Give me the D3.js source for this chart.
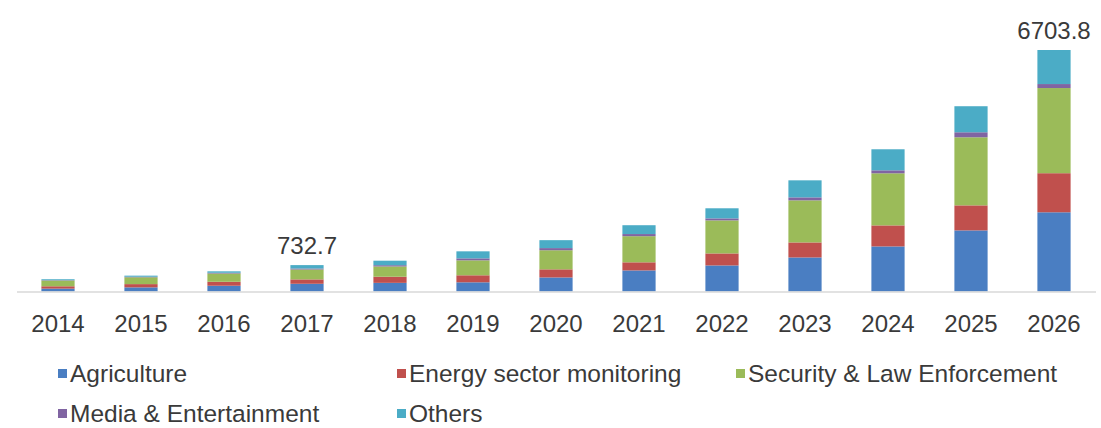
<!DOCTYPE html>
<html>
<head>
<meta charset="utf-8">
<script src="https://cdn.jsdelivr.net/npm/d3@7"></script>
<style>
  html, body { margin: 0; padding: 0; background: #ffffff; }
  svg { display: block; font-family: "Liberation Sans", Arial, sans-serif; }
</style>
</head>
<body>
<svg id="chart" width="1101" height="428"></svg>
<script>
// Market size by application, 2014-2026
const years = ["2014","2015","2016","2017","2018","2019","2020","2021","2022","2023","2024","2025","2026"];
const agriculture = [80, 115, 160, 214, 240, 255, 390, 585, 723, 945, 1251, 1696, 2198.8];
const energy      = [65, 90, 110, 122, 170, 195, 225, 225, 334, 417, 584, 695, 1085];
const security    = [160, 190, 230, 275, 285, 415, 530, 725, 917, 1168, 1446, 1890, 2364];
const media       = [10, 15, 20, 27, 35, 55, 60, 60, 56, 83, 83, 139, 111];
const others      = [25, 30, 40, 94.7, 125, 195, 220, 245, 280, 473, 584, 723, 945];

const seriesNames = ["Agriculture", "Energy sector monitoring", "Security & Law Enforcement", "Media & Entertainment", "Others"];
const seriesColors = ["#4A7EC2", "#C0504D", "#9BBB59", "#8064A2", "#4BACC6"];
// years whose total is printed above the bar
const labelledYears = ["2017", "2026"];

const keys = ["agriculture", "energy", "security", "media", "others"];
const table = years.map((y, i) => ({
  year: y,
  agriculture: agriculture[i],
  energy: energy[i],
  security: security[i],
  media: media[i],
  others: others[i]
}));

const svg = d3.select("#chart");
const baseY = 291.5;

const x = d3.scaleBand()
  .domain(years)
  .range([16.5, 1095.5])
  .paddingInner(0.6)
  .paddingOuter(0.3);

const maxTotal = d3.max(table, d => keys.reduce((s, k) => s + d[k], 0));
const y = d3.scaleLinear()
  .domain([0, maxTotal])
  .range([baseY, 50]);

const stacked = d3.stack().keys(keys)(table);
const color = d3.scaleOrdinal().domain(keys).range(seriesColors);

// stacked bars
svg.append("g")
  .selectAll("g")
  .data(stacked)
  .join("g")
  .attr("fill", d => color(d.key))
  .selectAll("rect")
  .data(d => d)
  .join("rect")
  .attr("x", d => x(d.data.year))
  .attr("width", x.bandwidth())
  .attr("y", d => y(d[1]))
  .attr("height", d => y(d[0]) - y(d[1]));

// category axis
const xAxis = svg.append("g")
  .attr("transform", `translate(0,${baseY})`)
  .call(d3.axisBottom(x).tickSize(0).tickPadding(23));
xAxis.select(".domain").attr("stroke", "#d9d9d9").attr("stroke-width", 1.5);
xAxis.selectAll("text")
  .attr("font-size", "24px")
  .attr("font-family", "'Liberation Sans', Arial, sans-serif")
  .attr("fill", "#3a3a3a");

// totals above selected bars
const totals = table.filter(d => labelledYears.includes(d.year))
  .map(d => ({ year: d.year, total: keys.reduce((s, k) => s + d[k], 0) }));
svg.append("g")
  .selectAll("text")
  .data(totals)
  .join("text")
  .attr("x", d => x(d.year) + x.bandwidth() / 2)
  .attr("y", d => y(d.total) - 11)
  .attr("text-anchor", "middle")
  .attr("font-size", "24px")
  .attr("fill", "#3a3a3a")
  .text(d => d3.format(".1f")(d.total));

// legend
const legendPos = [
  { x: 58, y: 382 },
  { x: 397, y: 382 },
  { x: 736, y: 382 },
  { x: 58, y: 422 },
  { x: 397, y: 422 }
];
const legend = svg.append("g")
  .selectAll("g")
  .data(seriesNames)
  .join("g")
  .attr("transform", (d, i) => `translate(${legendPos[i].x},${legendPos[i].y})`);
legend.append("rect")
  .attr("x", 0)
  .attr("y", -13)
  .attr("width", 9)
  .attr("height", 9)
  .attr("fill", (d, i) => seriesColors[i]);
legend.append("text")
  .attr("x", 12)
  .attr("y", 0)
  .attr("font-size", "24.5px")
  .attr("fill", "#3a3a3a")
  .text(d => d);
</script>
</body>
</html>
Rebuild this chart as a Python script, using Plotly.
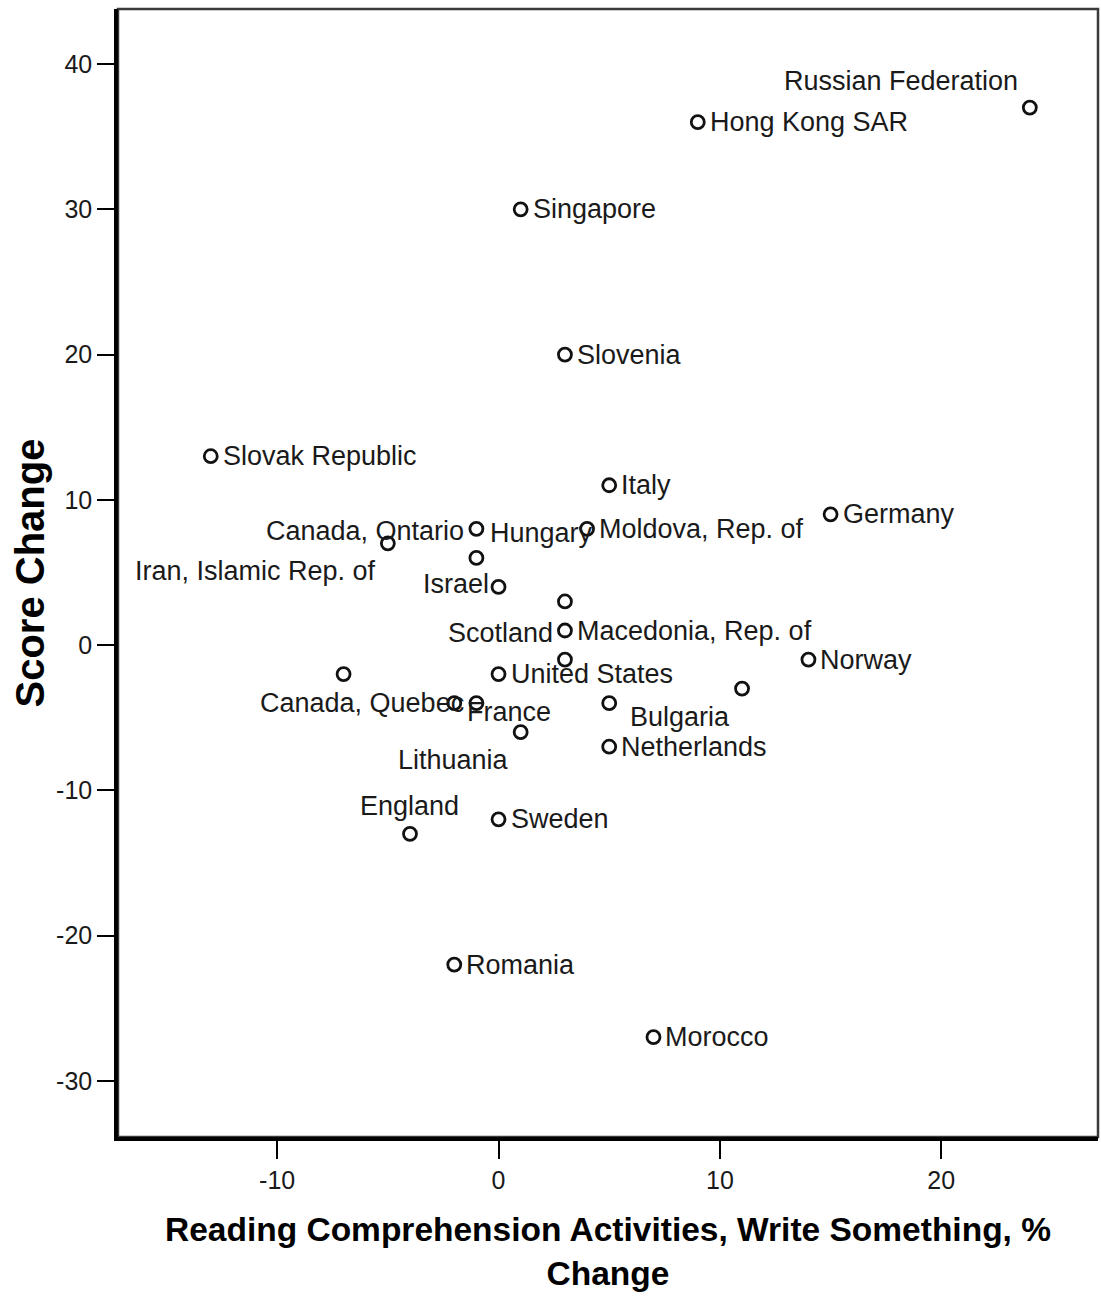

▸ **Short task**: Every line of the data above should be quoted exactly. Omit the pictures.

▸ **Task output**:
Give me the D3.js source for this chart.
<!DOCTYPE html>
<html>
<head>
<meta charset="utf-8">
<script src="https://cdn.jsdelivr.net/npm/d3@7"></script>
<style>
  html, body { margin: 0; padding: 0; background: #ffffff; }
  svg { display: block; font-family: "Liberation Sans", Arial, sans-serif; }
</style>
</head>
<body>
<svg id="chart" width="1101" height="428"></svg>
<script>
// Market size by application, 2014-2026
const years = ["2014","2015","2016","2017","2018","2019","2020","2021","2022","2023","2024","2025","2026"];
const agriculture = [80, 115, 160, 214, 240, 255, 390, 585, 723, 945, 1251, 1696, 2198.8];
const energy      = [65, 90, 110, 122, 170, 195, 225, 225, 334, 417, 584, 695, 1085];
const security    = [160, 190, 230, 275, 285, 415, 530, 725, 917, 1168, 1446, 1890, 2364];
const media       = [10, 15, 20, 27, 35, 55, 60, 60, 56, 83, 83, 139, 111];
const others      = [25, 30, 40, 94.7, 125, 195, 220, 245, 280, 473, 584, 723, 945];

const seriesNames = ["Agriculture", "Energy sector monitoring", "Security & Law Enforcement", "Media & Entertainment", "Others"];
const seriesColors = ["#4A7EC2", "#C0504D", "#9BBB59", "#8064A2", "#4BACC6"];
// years whose total is printed above the bar
const labelledYears = ["2017", "2026"];

const keys = ["agriculture", "energy", "security", "media", "others"];
const table = years.map((y, i) => ({
  year: y,
  agriculture: agriculture[i],
  energy: energy[i],
  security: security[i],
  media: media[i],
  others: others[i]
}));

const svg = d3.select("#chart");
const baseY = 291.5;

const x = d3.scaleBand()
  .domain(years)
  .range([16.5, 1095.5])
  .paddingInner(0.6)
  .paddingOuter(0.3);

const maxTotal = d3.max(table, d => keys.reduce((s, k) => s + d[k], 0));
const y = d3.scaleLinear()
  .domain([0, maxTotal])
  .range([baseY, 50]);

const stacked = d3.stack().keys(keys)(table);
const color = d3.scaleOrdinal().domain(keys).range(seriesColors);

// stacked bars
svg.append("g")
  .selectAll("g")
  .data(stacked)
  .join("g")
  .attr("fill", d => color(d.key))
  .selectAll("rect")
  .data(d => d)
  .join("rect")
  .attr("x", d => x(d.data.year))
  .attr("width", x.bandwidth())
  .attr("y", d => y(d[1]))
  .attr("height", d => y(d[0]) - y(d[1]));

// category axis
const xAxis = svg.append("g")
  .attr("transform", `translate(0,${baseY})`)
  .call(d3.axisBottom(x).tickSize(0).tickPadding(23));
xAxis.select(".domain").attr("stroke", "#d9d9d9").attr("stroke-width", 1.5);
xAxis.selectAll("text")
  .attr("font-size", "24px")
  .attr("font-family", "'Liberation Sans', Arial, sans-serif")
  .attr("fill", "#3a3a3a");

// totals above selected bars
const totals = table.filter(d => labelledYears.includes(d.year))
  .map(d => ({ year: d.year, total: keys.reduce((s, k) => s + d[k], 0) }));
svg.append("g")
  .selectAll("text")
  .data(totals)
  .join("text")
  .attr("x", d => x(d.year) + x.bandwidth() / 2)
  .attr("y", d => y(d.total) - 11)
  .attr("text-anchor", "middle")
  .attr("font-size", "24px")
  .attr("fill", "#3a3a3a")
  .text(d => d3.format(".1f")(d.total));

// legend
const legendPos = [
  { x: 58, y: 382 },
  { x: 397, y: 382 },
  { x: 736, y: 382 },
  { x: 58, y: 422 },
  { x: 397, y: 422 }
];
const legend = svg.append("g")
  .selectAll("g")
  .data(seriesNames)
  .join("g")
  .attr("transform", (d, i) => `translate(${legendPos[i].x},${legendPos[i].y})`);
legend.append("rect")
  .attr("x", 0)
  .attr("y", -13)
  .attr("width", 9)
  .attr("height", 9)
  .attr("fill", (d, i) => seriesColors[i]);
legend.append("text")
  .attr("x", 12)
  .attr("y", 0)
  .attr("font-size", "24.5px")
  .attr("fill", "#3a3a3a")
  .text(d => d);
</script>
</body>
</html>
Rebuild this chart as a Python script, using Plotly.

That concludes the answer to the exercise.